Hace semanas tuve una mala experiencia en una afamada academia en la que mi hija más pequeña tomaba clases de deporte, hasta esa tarde. Como madre, uno siempre trata de mediar las situaciones de manera diplomática, conciliadora y evita a toda costa los enfrentamientos, pero hasta un punto. Ese punto llegó esa tarde cuando la niña me escribe apenas minutos después de dejarla para que la recoja, sin muchas explicaciones, pero noto de inmediato que algo pasaba.
No le pido muchos detalles, la recojo y desde que se monta en el vehículo empieza a llorar. Como no puede hablar, le pido que me escriba lo que le pasa; además de que probablemente sea más sencillo expresar sus sentimientos así. Me explica y sin más ni menos, la situación me obligaba a devolverme, enfrentar y reclamar con carácter la falta de cuidado, de consecuencias la ausencia del sentido de compañerismo que debe primar en una academia que se supone forma atletas.
Normalmente, los padres evitamos resolver las situaciones de los hijos y uno se aparta, pero este no era un momento de esos. Me desmonté, la dejé en el vehículo con su hermano mayor, enfrenté la situación y reclamé sus derechos como niña y los míos como madre que confiaba en ellos hasta ese momento. Además, la firme convicción de que esa academia ese día perdía una clienta y se ganaba una mala referencia de mi parte. Sin ánimos de dañar, más que apegada a la verdad de una situación fea, incómoda, que ponía en evidencia su dejadez, escasa supervisión, cuidado y falta de disciplina.
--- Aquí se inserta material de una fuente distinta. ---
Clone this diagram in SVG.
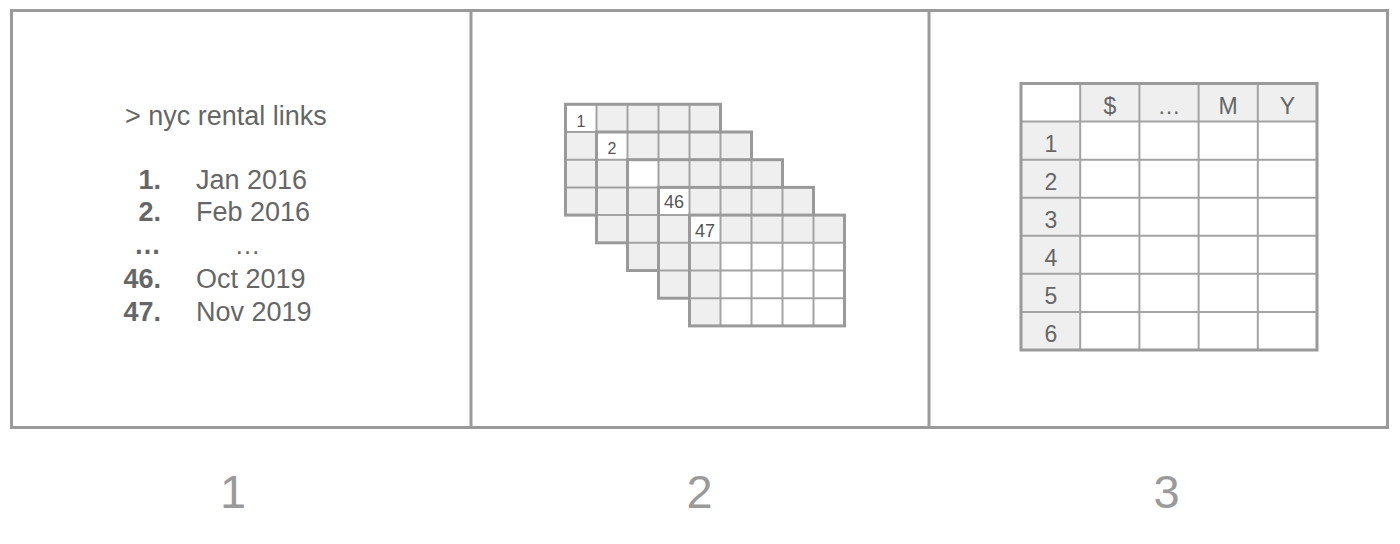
<svg xmlns="http://www.w3.org/2000/svg" xmlns:xlink="http://www.w3.org/1999/xlink" width="1400" height="544" viewBox="0 0 1400 544">
<style>
.frame{fill:none;stroke:#9a9a9a;stroke-width:3}
.t{font-family:"Liberation Sans",Arial,sans-serif;fill:#666}
.b{font-weight:bold}
.lbl{font-family:"Liberation Sans",Arial,sans-serif;fill:#9a9a9a;font-size:47px;text-anchor:middle}
.gray{fill:#efefef}
.white{fill:#ffffff}
.inner{stroke:#a3a3a3;stroke-width:2;fill:none}
.outer{stroke:#9a9a9a;stroke-width:3;fill:none}
.gn{font-family:"Liberation Sans",Arial,sans-serif;fill:#555;text-anchor:middle}
.tn{font-family:"Liberation Sans",Arial,sans-serif;fill:#666;font-size:23px;text-anchor:middle}
</style>
<defs>
<g id="gridLines">
<path class="inner" d="M31 0V110.8M62 0V110.8M93 0V110.8M124 0V110.8M0 27.7H155M0 55.4H155M0 83.1H155"/>
<rect class="outer" x="0" y="0" width="155" height="110.8"/>
</g>
</defs>

<g id="frame">
<rect class="frame" x="11.5" y="10.5" width="1376" height="417"/>
<line class="frame" x1="471" y1="10.5" x2="471" y2="427.5"/>
<line class="frame" x1="929" y1="10.5" x2="929" y2="427.5"/>
</g>

<g id="panel1-list">
<text class="t" x="125" y="125" font-size="27">&gt; nyc rental links</text>
<text class="t b" x="161" y="189" font-size="27" text-anchor="end">1.</text>
<text class="t" x="196" y="189" font-size="27">Jan 2016</text>
<text class="t b" x="161" y="221" font-size="27" text-anchor="end">2.</text>
<text class="t" x="196" y="221" font-size="27">Feb 2016</text>
<text class="t b" x="161" y="253.5" font-size="27" text-anchor="end">…</text>
<text class="t" x="247.5" y="253.5" font-size="26" text-anchor="middle">…</text>
<text class="t b" x="161" y="288" font-size="27" text-anchor="end">46.</text>
<text class="t" x="196" y="288" font-size="27">Oct 2019</text>
<text class="t b" x="161" y="320.5" font-size="27" text-anchor="end">47.</text>
<text class="t" x="196" y="320.5" font-size="27">Nov 2019</text>
</g>

<g id="sheet-1" transform="translate(565.5,104.3)">
<rect class="gray" x="0" y="0" width="155" height="110.8"/>
<rect class="white" x="0" y="0" width="31" height="27.7"/>
<use xlink:href="#gridLines"/>
<text class="gn" x="15.5" y="22.8" font-size="16">1</text>
</g>
<g id="sheet-2" transform="translate(596.5,132)">
<rect class="gray" x="0" y="0" width="155" height="110.8"/>
<rect class="white" x="0" y="0" width="31" height="27.7"/>
<use xlink:href="#gridLines"/>
<text class="gn" x="15.5" y="22.3" font-size="16">2</text>
</g>
<g id="sheet-3" transform="translate(627.5,159.7)">
<rect class="gray" x="0" y="0" width="155" height="110.8"/>
<rect class="white" x="0" y="0" width="31" height="27.7"/>
<use xlink:href="#gridLines"/>
</g>
<g id="sheet-46" transform="translate(658.5,187.4)">
<rect class="gray" x="0" y="0" width="155" height="110.8"/>
<rect class="white" x="0" y="0" width="31" height="27.7"/>
<use xlink:href="#gridLines"/>
<text class="gn" x="15.5" y="21" font-size="18">46</text>
</g>
<g id="sheet-47" transform="translate(689.5,215.1)">
<rect class="gray" x="0" y="0" width="155" height="110.8"/>
<rect class="white" x="0" y="0" width="31" height="27.7"/>
<rect class="white" x="31" y="27.7" width="124" height="83.1"/>
<use xlink:href="#gridLines"/>
<text class="gn" x="15.5" y="21.6" font-size="18">47</text>
</g>

<g id="table">
<rect class="white" x="1021" y="83.5" width="296" height="266.5"/>
<rect class="gray" x="1080.2" y="83.5" width="236.8" height="38.07"/>
<rect class="gray" x="1021" y="121.57" width="59.2" height="228.43"/>
<path class="inner" d="M1080.2 83.5V350M1139.4 83.5V350M1198.6 83.5V350M1257.8 83.5V350M1021 121.57H1317M1021 159.64H1317M1021 197.71H1317M1021 235.78H1317M1021 273.85H1317M1021 311.92H1317"/>
<rect class="outer" x="1021" y="83.5" width="296" height="266.5"/>
<text class="tn" x="1109.8" y="113.5" font-size="24">$</text>
<text class="tn" x="1169" y="113.5" font-size="22">…</text>
<text class="tn" x="1228.2" y="113.5" font-size="24">M</text>
<text class="tn" x="1287.4" y="113.5" font-size="24">Y</text>
<text class="tn" x="1051" y="151.7">1</text>
<text class="tn" x="1051" y="189.8">2</text>
<text class="tn" x="1051" y="227.8">3</text>
<text class="tn" x="1051" y="265.9">4</text>
<text class="tn" x="1051" y="304">5</text>
<text class="tn" x="1051" y="342">6</text>
</g>

<g id="labels">
<text class="lbl" x="233" y="507.5">1</text>
<text class="lbl" x="699.5" y="508">2</text>
<text class="lbl" x="1166.5" y="508">3</text>
</g>
</svg>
Aquel detalle parece pequeño ante los ojos de nosotros, pero me llevó a reflexionar durante días sobre la importancia de los hijos sentirse respaldados y cuidados por sus padres en su justa dimensión. Cuánto cambia la seguridad de un muchacho que se siente con la certeza de que papá y mamá escuchan y los defienden si es necesario. Que uno deja que ellos se abran camino, que resuelvan sus conflictos solos, que aprendan de la vida y sus lecciones, pero que ante cualquier eventualidad, siempre está el respaldo de los padres para protegerlos en la medida de lo posible y lo correcto de sus acciones.
Saberse respaldado cambia el juego hasta para nosotros, los adultos, imaginemos para los muchachos adolescentes el significado y valor de estar y saber estar para ellos.
Además, la satisfacción propia de hacer lo que nos corresponde como padres, de protegerlos y que se sepan escuchados y valorados, no tiene precio. Claro que hay dejarlos ser, que tropiecen, caigan y se levanten, pero también que entiendan que el amor de mamá y papá es incondicional, que su palabra vale mucho y sus sentimientos cuentan para nosotros. A fin de cuentas, para los padres los hijos crecen y siempre se quedan siendo los chiquitos que vimos nacer ante nuestros ojos.